Nada me gustaba más que bucear entre aquel mar de papel impreso, a la busca de nuevos tesoros para mi por entonces todavía modesta biblioteca de bolsilibros. Los autores estrella, los que más buscaba la gente, eran Corín Tellado y Marcial Lafuente Estefanía. Sus novelas estaban en un estante aparte, cuidadosamente colocadas. El resto se amontonaban en otro estante, en impresionante mezcolanza de autores y géneros. Ése era el estante que me quitaba el sueño. Acudía dos veces por semana a la tienda de mi amiga, más si disponía de algún dinerillo extra, echando bastante tiempo rebuscando entre aquella tonelada de novelillas. Era un plasta, como he dicho, y las miraba y las remiraba una a una varias veces. Para mi aquello era casi como un ritual religioso.

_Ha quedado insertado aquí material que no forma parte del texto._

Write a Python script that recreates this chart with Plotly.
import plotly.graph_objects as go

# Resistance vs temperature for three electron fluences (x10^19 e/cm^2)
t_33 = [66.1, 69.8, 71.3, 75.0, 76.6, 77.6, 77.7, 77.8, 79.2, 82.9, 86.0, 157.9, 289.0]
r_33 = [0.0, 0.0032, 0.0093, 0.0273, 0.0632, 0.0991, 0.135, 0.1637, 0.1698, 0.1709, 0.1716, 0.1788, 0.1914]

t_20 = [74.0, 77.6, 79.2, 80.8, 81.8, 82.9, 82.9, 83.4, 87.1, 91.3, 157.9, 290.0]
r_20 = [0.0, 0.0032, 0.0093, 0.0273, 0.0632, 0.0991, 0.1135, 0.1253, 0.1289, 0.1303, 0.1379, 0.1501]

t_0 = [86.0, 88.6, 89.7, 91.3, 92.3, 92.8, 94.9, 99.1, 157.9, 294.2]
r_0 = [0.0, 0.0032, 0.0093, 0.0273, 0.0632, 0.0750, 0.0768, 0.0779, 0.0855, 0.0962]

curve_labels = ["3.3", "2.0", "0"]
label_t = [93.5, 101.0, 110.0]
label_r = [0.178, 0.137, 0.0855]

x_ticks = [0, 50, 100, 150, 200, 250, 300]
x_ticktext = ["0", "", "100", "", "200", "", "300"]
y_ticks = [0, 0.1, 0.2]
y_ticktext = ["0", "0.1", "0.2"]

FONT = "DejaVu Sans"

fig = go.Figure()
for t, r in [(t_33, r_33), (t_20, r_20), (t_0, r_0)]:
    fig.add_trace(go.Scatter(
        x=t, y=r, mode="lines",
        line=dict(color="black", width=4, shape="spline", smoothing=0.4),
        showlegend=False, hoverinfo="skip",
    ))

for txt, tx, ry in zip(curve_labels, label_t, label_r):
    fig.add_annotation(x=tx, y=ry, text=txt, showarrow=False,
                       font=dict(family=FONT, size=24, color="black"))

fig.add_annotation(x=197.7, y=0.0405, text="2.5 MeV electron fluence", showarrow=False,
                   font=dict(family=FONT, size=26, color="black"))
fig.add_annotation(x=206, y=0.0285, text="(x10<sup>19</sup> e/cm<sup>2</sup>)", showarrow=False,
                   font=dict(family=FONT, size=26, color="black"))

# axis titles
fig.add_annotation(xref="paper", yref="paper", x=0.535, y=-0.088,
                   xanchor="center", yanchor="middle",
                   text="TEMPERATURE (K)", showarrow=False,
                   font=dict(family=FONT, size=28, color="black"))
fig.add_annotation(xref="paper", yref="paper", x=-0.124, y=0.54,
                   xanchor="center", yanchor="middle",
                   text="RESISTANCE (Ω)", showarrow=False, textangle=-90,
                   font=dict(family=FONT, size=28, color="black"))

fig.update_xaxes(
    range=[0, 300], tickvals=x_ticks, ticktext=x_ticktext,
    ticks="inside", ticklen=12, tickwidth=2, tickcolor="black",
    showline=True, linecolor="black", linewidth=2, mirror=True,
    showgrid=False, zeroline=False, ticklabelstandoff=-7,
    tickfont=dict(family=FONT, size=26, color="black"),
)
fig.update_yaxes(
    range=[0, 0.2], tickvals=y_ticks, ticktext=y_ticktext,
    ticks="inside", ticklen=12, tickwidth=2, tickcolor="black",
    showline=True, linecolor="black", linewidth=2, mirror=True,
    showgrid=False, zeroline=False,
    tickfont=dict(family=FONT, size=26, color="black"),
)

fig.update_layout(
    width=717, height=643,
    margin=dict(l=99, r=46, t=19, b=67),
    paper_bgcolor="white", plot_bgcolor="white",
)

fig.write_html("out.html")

Con frecuencia encontraba más novelas de las que podía llevarme con el dinero que tenía, pero en más de una ocasión la buena de Chefi me fió, es decir, me permitió llevármelas confiando en mi palabra de que se las pagaría tan pronto como pudiera.
 
El mejor día para cambiar era el martes por la tarde, ya que por la mañana había mercado, y la gente de los pueblos aprovechaba para ir a cambiar las novelas que ya habían leído. Tan pronto como salía del colegio, allá iba yo, con una bolsita de plástico llena de bolsilibros. Al principio, como ya he dicho, buscaba sólo las de ciencia-ficción, pero como llegó un momento en que éstas comenzaron a escasear, acabé por atreverme con otros géneros, convirtiéndome casi sin darme cuenta en un lector compulsivo de literatura popular.
 
Además del cambio de pago en la tienda de Chefi, practicábamos también el intercambio entre particulares. Esta modalidad me permitió hacerme con un buen puñado de interesantes novelillas sin tener que desembolsar ni un duro, así que miel sobre hojuelas. Normalmente ibas a casa de un conocido, o él venía a la tuya, o quedábamos citados en la calle para realizar el canje. No sé para los chicos que cambiaron novelas conmigo, pero para mi ésos fueron momentos realmente felices. Al menos así los recuerdo hoy. Y no puedo evitar sentir añoranza de aquellos días. Llamadme sentimental si queréis, pero eso es lo que siento.
 
El ritual del cambio de novelas ya no existe, como tampoco existen otras muchas cosas maravillosas que el vendaval del tiempo se llevó cruelmente. Pero yo jamás olvidaré aquella época que fue, sin exagerar, la más dichosa de mi vida.